Rencontre

«Il faut sortir de cette logique de confrontation entre les villes et les territoires»

Le temps des villes et des territoiresdossier
Le sociologue Eric Charmes a travaillé sur les «gated communities», ces espaces de résidences fermés, connues aux Etats-Unis. Mais c’est en France qu’il a pu observer leur gestion toute particulière et questionner en filigrane l’étalement urbain.
par Virginie de Rocquigny
publié le 2 septembre 2021 à 15h37
(mis à jour le 23 février 2022 à 10h10)
Espace de débats pour interroger les changements du monde, le Procès du siècle se tient chaque lundi à l’auditorium du Mucem à Marseille. «Libération», partenaire de l’événement, proposera jusqu’en mars articles, interviews et tribunes sur les sujets abordés. Thème de ce lundi 28 février : « Zones à défendre versus gated communities, où en sommes-nous de nos espaces communs ? » Informations sur le site du musée.
Article initialement paru le 2 septembre 2021.

Eric Charmes a trouvé dans les rues son terrain de recherche favori. Les impasses de la périphérie de Bangkok d’abord, où il a planché sur sa thèse de géographie. Puis deux petites rues emblématiques du quartier de Belleville à Paris, où il mène des entretiens avec les riverains sur la technique des «parcours commentés», afin de comprendre les liens entre rue et sociabilité. Un travail qui donne lieu à la publication en 2006 de son ouvrage La rue, village ou décor ?

De ces travaux au ras du bitume naissent de nouvelles recherches sur les espaces résidentiels fermés : les gated communities. En 2003, le directeur de recherche à l’Ecole de l’aménagement durable des territoires intègre un groupe international sur ce sujet. «Un moment de vie intellectuel très fort. Tous les deux ans, on se réunissait dans une ville différente pour étudier des quartiers fermés. Cela donnait lieu à des débats vifs et riches, entre les partisans d’une critique radicale et tout un courant qui voient dans ces espaces fermés une solution pour pallier les défauts de la gestion publique.»

La commune comme syndic de copropriété

En France, les gated communities sont bien moins répandues qu’aux Etats-Unis ou en Afrique du Sud mais Eric Charmes découvre que certaines communes proposent des systèmes de fermeture tout aussi efficaces. Il étudie notamment la commune de Gressy, 900 habitants, non loin de l’aéroport de Roissy. Une configuration typique de commune périurbaine, où 300 familles gèrent leur village comme un syndic de copropriété. Même fonctionnement à Châteaufort, dans les Yvelines.

Il donne un nom à ce phénomène qui transforme certaines communes en «resort» (complexe où les habitants deviennent membres d’un club) : la «clubbisation». «Je m’efforce de développer des concepts critiques qui ne soient pas qu’à l’usage de mes collègues, mais dont les acteurs peuvent s’emparer.

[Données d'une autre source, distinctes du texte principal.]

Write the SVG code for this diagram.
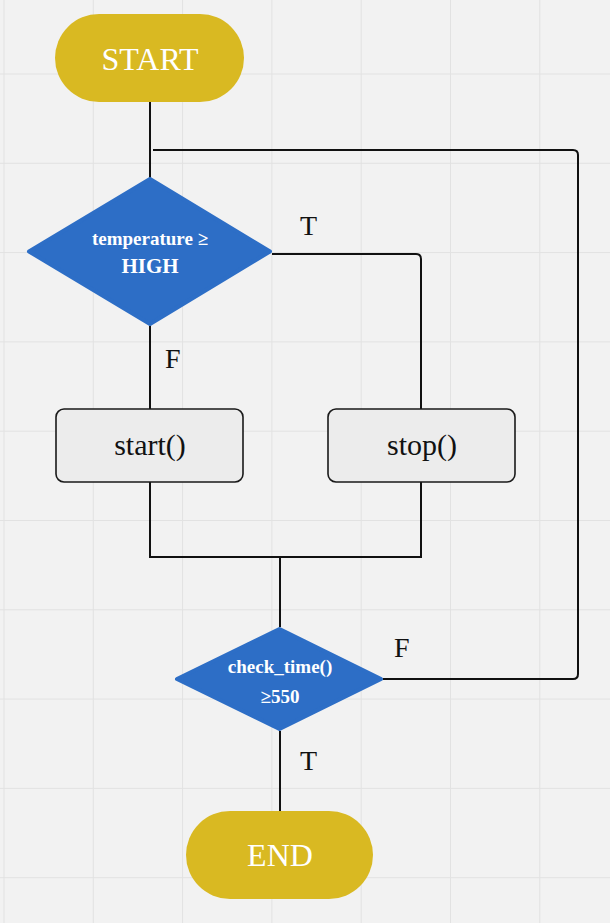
<svg xmlns="http://www.w3.org/2000/svg" width="610" height="923" viewBox="0 0 610 923">
<defs>
<style>
.grid{stroke:#e2e2e2;stroke-width:1}
.term{fill:#d9b922}
.dec{fill:#2d6ec6;stroke:#2d6ec6;stroke-width:4;stroke-linejoin:round}
.proc{fill:#ececec;stroke:#1a1a1a;stroke-width:1.6}
.conn{fill:none;stroke:#111;stroke-width:2}
.tt{font-family:"Liberation Serif","Times New Roman",serif;fill:#fff;text-anchor:middle}
.pt{font-family:"Liberation Serif","Times New Roman",serif;fill:#111;text-anchor:middle;font-size:30px}
.dt{font-family:"Liberation Serif","Times New Roman",serif;fill:#fff;text-anchor:middle;font-weight:bold}
.lbl{font-family:"Liberation Serif","Times New Roman",serif;fill:#111;font-size:28px}
</style>
</defs>
<rect width="610" height="923" fill="#f2f2f2"/>
<g id="grid">
<path class="grid" d="M4,0V923M93.3,0V923M182.6,0V923M271.9,0V923M361.2,0V923M450.5,0V923M539.8,0V923M0,74H610M0,163.3H610M0,252.6H610M0,341.9H610M0,431.2H610M0,520.5H610M0,609.8H610M0,699.1H610M0,788.4H610M0,877.7H610"/>
</g>
<g id="connectors">
<path class="conn" d="M150,102V178"/>
<path class="conn" d="M153,150H573Q578,150 578,155V674Q578,679 573,679H383"/>
<path class="conn" d="M272,254H416Q421,254 421,259V409"/>
<path class="conn" d="M150,326V409"/>
<path class="conn" d="M150,482V557H421V482"/>
<path class="conn" d="M280,557V627"/>
<path class="conn" d="M280,731V811"/>
</g>
<g id="labels">
<text class="lbl" x="300" y="235">T</text>
<text class="lbl" x="165" y="368">F</text>
<text class="lbl" x="394" y="657">F</text>
<text class="lbl" x="300" y="770">T</text>
</g>
<g id="start">
<rect class="term" x="55" y="14" width="189" height="88" rx="44"/>
<text class="tt" x="150" y="70" font-size="32">START</text>
</g>
<g id="decision1">
<polygon class="dec" points="150,179 270,251.5 150,324 29,251.5"/>
<text class="dt" x="150" y="245" font-size="19">temperature ≥</text>
<text class="dt" x="150" y="273" font-size="21">HIGH</text>
</g>
<g id="start_proc">
<rect class="proc" x="56" y="409" width="187" height="73" rx="8"/>
<text class="pt" x="150" y="455">start()</text>
</g>
<g id="stop_proc">
<rect class="proc" x="328" y="409" width="187" height="73" rx="8"/>
<text class="pt" x="422" y="455">stop()</text>
</g>
<g id="decision2">
<polygon class="dec" points="279.5,629 381,679 279.5,729 177,679"/>
<text class="dt" x="280" y="673" font-size="19">check_time()</text>
<text class="dt" x="280" y="703" font-size="19">≥550</text>
</g>
<g id="end">
<rect class="term" x="186" y="811" width="187" height="88" rx="44"/>
<text class="tt" x="280" y="866" font-size="32">END</text>
</g>
</svg>
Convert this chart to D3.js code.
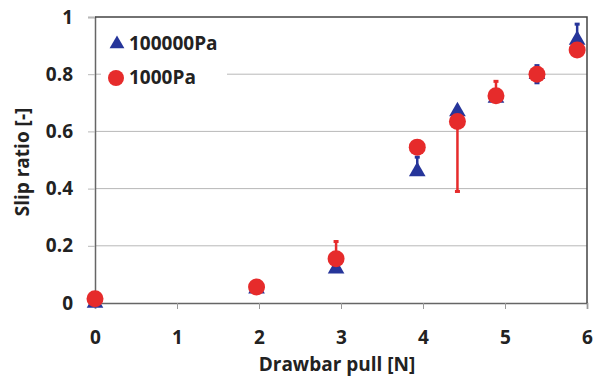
<!DOCTYPE html>
<html>
<head>
<meta charset="utf-8">
<script src="https://cdn.jsdelivr.net/npm/d3@7"></script>
<style>
  body { margin: 0; background: #fff; }
  text { font-family: "Open Sans", Lato, sans-serif; font-weight: 700; fill: #222; }
</style>
</head>
<body>
<script>
// data
const pull = [0, 1.97, 2.94, 3.93, 4.42, 4.89, 5.39, 5.88];
const slipHigh = [0.0, 0.05, 0.12, 0.46, 0.67, 0.717, 0.80, 0.92];   // 100000Pa
const errHighUp = [0, 0, 0, 0.05, 0, 0, 0.03, 0.055];
const errHighDown = [0, 0, 0, 0, 0, 0, 0.03, 0];
const slipLow = [0.015, 0.056, 0.155, 0.545, 0.635, 0.725, 0.80, 0.885]; // 1000Pa
const errLowUp = [0, 0, 0.06, 0, 0, 0.05, 0, 0];
const errLowDown = [0, 0, 0, 0, 0.245, 0, 0, 0];
const xTicks = [0, 1, 2, 3, 4, 5, 6];
const yTicks = [0, 0.2, 0.4, 0.6, 0.8, 1];
const seriesNames = ['100000Pa', '1000Pa'];

const W = 599, H = 376;
const margin = {top: 17, right: 12, bottom: 73, left: 95};
const width = W - margin.left - margin.right;
const height = H - margin.top - margin.bottom;

const svg = d3.select('body').append('svg')
  .attr('width', W)
  .attr('height', H);

const g = svg.append('g')
  .attr('transform', `translate(${margin.left}, ${margin.top})`);

const x = d3.scaleLinear().domain([0, 6]).range([0, width]);
const y = d3.scaleLinear().domain([0, 1]).range([height, 0]);

const blue = '#26359a';
const red = '#e62b2b';
const font = '"Open Sans", sans-serif';
const fs = '19px';

// gridlines
g.selectAll('.grid').data(yTicks.filter(d => d > 0 && d < 1)).enter().append('line')
  .attr('x1', 0).attr('x2', width)
  .attr('y1', d => y(d)).attr('y2', d => y(d))
  .attr('stroke', '#b8b8b8').attr('stroke-width', 1);

// y axis
const yAxis = g.append('g')
  .call(d3.axisLeft(y).tickValues(yTicks).tickFormat(d3.format('')).tickSize(7).tickPadding(15));
yAxis.select('.domain').attr('stroke', '#666').attr('stroke-width', 1.5);
yAxis.selectAll('.tick line').attr('stroke', '#b8b8b8');
yAxis.selectAll('.tick text').style('font-size', fs).style('font-family', font);

// x axis
const xAxis = g.append('g')
  .attr('transform', `translate(0, ${height})`)
  .call(d3.axisBottom(x).tickValues(xTicks).tickFormat(d3.format('d')).tickSize(6).tickPadding(22));
xAxis.select('.domain').attr('stroke', '#666').attr('stroke-width', 1.5);
xAxis.selectAll('.tick line').attr('stroke', '#999');
xAxis.selectAll('.tick text').style('font-size', fs).style('font-family', font);

// top and right border
g.append('path')
  .attr('d', `M0,0H${width}V${height}`)
  .attr('fill', 'none').attr('stroke', '#444').attr('stroke-width', 1.5);

// axis titles
svg.append('text')
  .attr('x', margin.left + width / 2 - 4).attr('y', 371)
  .attr('text-anchor', 'middle').style('font-size', fs)
  .text('Drawbar pull [N]');
svg.append('text')
  .attr('transform', `translate(29, 162) rotate(-90)`)
  .attr('text-anchor', 'middle').style('font-size', fs)
  .text('Slip ratio [-]');

// legend
const legend = g.append('g').attr('transform', 'translate(6, 8)');
legend.append('rect').attr('width', 126).attr('height', 64).attr('fill', '#fff');
legend.append('path')
  .attr('d', d3.symbol().type(d3.symbolTriangle).size(95)())
  .attr('transform', 'translate(16, 19)').attr('fill', blue);
legend.append('circle').attr('cx', 15).attr('cy', 53).attr('r', 8).attr('fill', red);
legend.selectAll('.lt').data(seriesNames).enter().append('text')
  .attr('x', 28).attr('y', (d, i) => 25 + i * 34)
  .style('font-size', fs)
  .text(d => d);

function errorBars(sel, vals, up, down, color) {
  const data = pull.map((p, i) => ({p, v: vals[i], up: up[i], down: down[i]}))
    .filter(d => d.up > 0 || d.down > 0);
  const eb = sel.append('g');
  eb.selectAll('line').data(data).enter().append('line')
    .attr('x1', d => x(d.p)).attr('x2', d => x(d.p))
    .attr('y1', d => y(d.v + d.up)).attr('y2', d => y(d.v - d.down))
    .attr('stroke', color).attr('stroke-width', 2.5);
  data.forEach(d => {
    [d.up > 0 ? d.v + d.up : null, d.down > 0 ? d.v - d.down : null].forEach(e => {
      if (e === null) return;
      eb.append('rect')
        .attr('x', x(d.p) - 2.5).attr('y', y(e) - 1.5)
        .attr('width', 5).attr('height', 3).attr('fill', color);
    });
  });
}

// 100000Pa series
errorBars(g, slipHigh, errHighUp, errHighDown, blue);
g.selectAll('.tri').data(pull).enter().append('path')
  .attr('d', d3.symbol().type(d3.symbolTriangle).size(120)())
  .attr('transform', (d, i) => `translate(${x(d)}, ${y(slipHigh[i])})`)
  .attr('fill', blue);

// 1000Pa series
errorBars(g, slipLow, errLowUp, errLowDown, red);
g.selectAll('.dot').data(pull).enter().append('circle')
  .attr('cx', d => x(d))
  .attr('cy', (d, i) => y(slipLow[i]))
  .attr('r', 8.5)
  .attr('fill', red);
</script>
</body>
</html>
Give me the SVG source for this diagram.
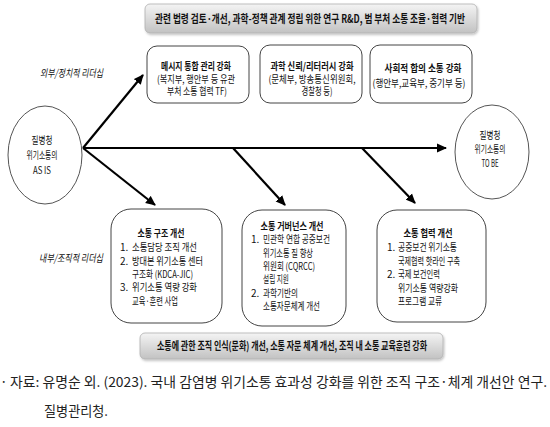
<svg xmlns="http://www.w3.org/2000/svg" width="550" height="427" viewBox="0 0 550 427">
<defs>
<linearGradient id="bar" x1="0" y1="0" x2="0" y2="1">
<stop offset="0" stop-color="#f4f4f4"/>
<stop offset="1" stop-color="#c2c2c2"/>
</linearGradient>
<filter id="sh" x="-5%" y="-20%" width="110%" height="150%">
<feDropShadow dx="1" dy="1.5" stdDeviation="1" flood-color="#000" flood-opacity="0.25"/>
</filter>
<marker id="ah" markerUnits="userSpaceOnUse" markerWidth="10" markerHeight="10" viewBox="0 0 10 10" refX="9" refY="5" orient="auto">
<path d="M0,0.5 L10,5 L0,9.5 Z" fill="#000"/>
</marker>
</defs>
<style>
text{font-family:"Noto Sans CJK KR","Noto Sans",sans-serif;fill:#111;}
.t{font-size:10px;}
.bt{font-size:11px;}
.b{font-weight:bold;}
.c{text-anchor:middle;}
.box{fill:#fff;stroke:#444;stroke-width:1;}
.ell{fill:#fff;stroke:#555;stroke-width:1;}
.bar{fill:url(#bar);stroke:#b0b0b0;stroke-width:0.8;}
.ln{stroke:#000;stroke-width:2.2;fill:none;}
.lbl{font-size:10.5px;font-style:italic;}
.fn{font-size:13.5px;fill:#222;}
</style>
<rect width="550" height="427" fill="#fff"/>

<g id="top-bar">
<rect class="bar" x="145" y="4" width="332" height="29" rx="5" filter="url(#sh)"/>
<text class="bt b c" x="310" y="22.5" textLength="310" lengthAdjust="spacingAndGlyphs">관련 법령 검토·개선, 과학-정책 관계 정립 위한 연구 R&amp;D, 범 부처 소통 조율·협력 기반</text>
</g>

<g id="label-external">
<text class="lbl" x="40" y="77" textLength="63" lengthAdjust="spacingAndGlyphs">외부/정치적 리더십</text>
</g>
<g id="label-internal">
<text class="lbl" x="39" y="262" textLength="64" lengthAdjust="spacingAndGlyphs">내부/조직적 리더십</text>
</g>

<g id="connectors">
<line class="ln" x1="83" y1="148" x2="446" y2="148" marker-end="url(#ah)"/>
<line class="ln" x1="83" y1="148" x2="143" y2="75" marker-end="url(#ah)"/>
<line class="ln" x1="83" y1="148" x2="155" y2="205" marker-end="url(#ah)"/>
<line class="ln" x1="233" y1="148" x2="285" y2="205" marker-end="url(#ah)"/>
<line class="ln" x1="362" y1="148" x2="415" y2="203" marker-end="url(#ah)"/>
</g>

<g id="as-is">
<ellipse class="ell" cx="45" cy="155" rx="37" ry="49"/>
<text class="t c" x="42" y="144" textLength="21" lengthAdjust="spacingAndGlyphs">질병청</text>
<text class="t c" x="42" y="159" textLength="31" lengthAdjust="spacingAndGlyphs">위기소통의</text>
<text class="t c" x="42" y="174" textLength="18" lengthAdjust="spacingAndGlyphs">AS IS</text>
</g>

<g id="to-be">
<ellipse class="ell" cx="492" cy="152" rx="37" ry="47"/>
<text class="t c" x="490" y="139" textLength="21" lengthAdjust="spacingAndGlyphs">질병청</text>
<text class="t c" x="490" y="153" textLength="31" lengthAdjust="spacingAndGlyphs">위기소통의</text>
<text class="t c" x="490" y="167" textLength="17" lengthAdjust="spacingAndGlyphs">TO BE</text>
</g>

<g id="box-message">
<rect class="box" x="147" y="46" width="102" height="57" rx="10"/>
<text class="t b c" x="196" y="70" textLength="70" lengthAdjust="spacingAndGlyphs">메시지 통합 관리 강화</text>
<text class="t c" x="196" y="82.5" textLength="78" lengthAdjust="spacingAndGlyphs">(복지부, 행안부 등 유관</text>
<text class="t c" x="197" y="95" textLength="60" lengthAdjust="spacingAndGlyphs">부처 소통 협력 TF)</text>
</g>

<g id="box-science">
<rect class="box" x="260" y="45" width="102" height="58" rx="10"/>
<text class="t b c" x="312" y="70" textLength="83" lengthAdjust="spacingAndGlyphs">과학 신뢰/리터러시 강화</text>
<text class="t c" x="312" y="82.5" textLength="87" lengthAdjust="spacingAndGlyphs">(문체부, 방송통신위원회,</text>
<text class="t c" x="317" y="95" textLength="31" lengthAdjust="spacingAndGlyphs">경찰청 등)</text>
</g>

<g id="box-social">
<rect class="box" x="370" y="45" width="102" height="58" rx="10"/>
<text class="t b c" x="423" y="72" textLength="77" lengthAdjust="spacingAndGlyphs">사회적 합의 소통 강화</text>
<text class="t c" x="419" y="87" textLength="93" lengthAdjust="spacingAndGlyphs">(행안부,교육부, 중기부 등)</text>
</g>

<g id="box-structure">
<rect class="box" x="111" y="209" width="111" height="114" rx="20"/>
<text class="t b c" x="161" y="237" textLength="47" lengthAdjust="spacingAndGlyphs">소통 구조 개선</text>
<text class="t" x="120" y="251">1.</text>
<text class="t" x="132" y="251" textLength="65" lengthAdjust="spacingAndGlyphs">소통담당 조직 개선</text>
<text class="t" x="120" y="265">2.</text>
<text class="t" x="132" y="265" textLength="71" lengthAdjust="spacingAndGlyphs">방대본 위기소통 센터</text>
<text class="t" x="132" y="278" textLength="61" lengthAdjust="spacingAndGlyphs">구조화 (KDCA-JIC)</text>
<text class="t" x="120" y="291">3.</text>
<text class="t" x="132" y="291" textLength="65" lengthAdjust="spacingAndGlyphs">위기소통 역량 강화</text>
<text class="t" x="132" y="305" textLength="46" lengthAdjust="spacingAndGlyphs">교육·훈련 사업</text>
</g>

<g id="box-governance">
<rect class="box" x="242" y="210" width="104" height="116" rx="20"/>
<text class="t b c" x="292" y="230" textLength="63" lengthAdjust="spacingAndGlyphs">소통 거버넌스 개선</text>
<text class="t" x="251" y="243">1.</text>
<text class="t" x="263" y="243" textLength="67" lengthAdjust="spacingAndGlyphs">민관학 연합 공중보건</text>
<text class="t" x="263" y="256.5" textLength="50" lengthAdjust="spacingAndGlyphs">위기소통 질 향상</text>
<text class="t" x="263" y="270" textLength="52" lengthAdjust="spacingAndGlyphs">위원회 (CQRCC)</text>
<text class="t" x="263" y="283" textLength="26" lengthAdjust="spacingAndGlyphs">설립 지원</text>
<text class="t" x="251" y="296.5">2.</text>
<text class="t" x="263" y="296.5" textLength="35" lengthAdjust="spacingAndGlyphs">과학기반의</text>
<text class="t" x="263" y="310" textLength="57" lengthAdjust="spacingAndGlyphs">소통자문체계 개선</text>
</g>

<g id="box-cooperation">
<rect class="box" x="377" y="210" width="109" height="112" rx="20"/>
<text class="t b c" x="428" y="237" textLength="49" lengthAdjust="spacingAndGlyphs">소통 협력 개선</text>
<text class="t" x="387" y="251">1.</text>
<text class="t" x="398" y="251" textLength="59" lengthAdjust="spacingAndGlyphs">공중보건 위기소통</text>
<text class="t" x="398" y="264.5" textLength="62" lengthAdjust="spacingAndGlyphs">국제협력 핫라인 구축</text>
<text class="t" x="387" y="278">2.</text>
<text class="t" x="398" y="278" textLength="42" lengthAdjust="spacingAndGlyphs">국제 보건인력</text>
<text class="t" x="398" y="291.5" textLength="60" lengthAdjust="spacingAndGlyphs">위기소통 역량강화</text>
<text class="t" x="398" y="305" textLength="44" lengthAdjust="spacingAndGlyphs">프로그램 교류</text>
</g>

<g id="bottom-bar">
<rect class="bar" x="140" y="333" width="303" height="26" rx="5" filter="url(#sh)"/>
<text class="bt b c" x="292" y="350" textLength="270" lengthAdjust="spacingAndGlyphs">소통에 관한 조직 인식(문화) 개선, 소통 자문 체계 개선, 조직 내 소통 교육훈련 강화</text>
</g>

<g id="footnote">
<text class="fn" x="0" y="387">·</text>
<text class="fn" x="10" y="387" textLength="537" lengthAdjust="spacingAndGlyphs">자료: 유명순 외. (2023). 국내 감염병 위기소통 효과성 강화를 위한 조직 구조·체계 개선안 연구.</text>
<text class="fn" x="44" y="416" textLength="64" lengthAdjust="spacingAndGlyphs">질병관리청.</text>
</g>
</svg>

Le maire peut ainsi comprendre pourquoi ses administrés le traitent comme un président de syndic !»

«La question de la représentation politique n’est pas réglée»

La question de la densité versus l’étalement urbain apparaît en filigrane de tous ses travaux. «Il faut sortir de cette logique de confrontation. Il n’y a pas d’un côté la métropole qui densifie et de l’autre les territoires tout autour qui se développent mal.» Dans le cadre du programme Popsu, dont il est référent scientifique de la plateforme lyonnaise, il a dirigé cette année un cahier sur les métropoles et l’éloignement résidentiel dans le périurbain de Lyon.

En arrière-plan à ce travail, le mouvement des gilets jaunes et la tension entre coût de la mobilité et coût de l’énergie. «Le discours sur les inégalités territoriales a changé mais ce qui n’a pas été réglé, de mon point de vue, c’est la question de la représentation politique. Le besoin d’être entendu et surtout pas d’une façon paternaliste. Les habitants du périurbain ne veulent pas qu’on les aide à vivre dans les métropoles, la plupart sont très contents d’être là où ils sont !» Il estime que la crise sanitaire fait bouger les lignes et que le discours assimilant la ville à des vertus écologiques perd du poids. «La périurbanisation, c’est aussi la revitalisation des campagnes !» rappelle l’auteur d’un essai intitulé La revanche des villages.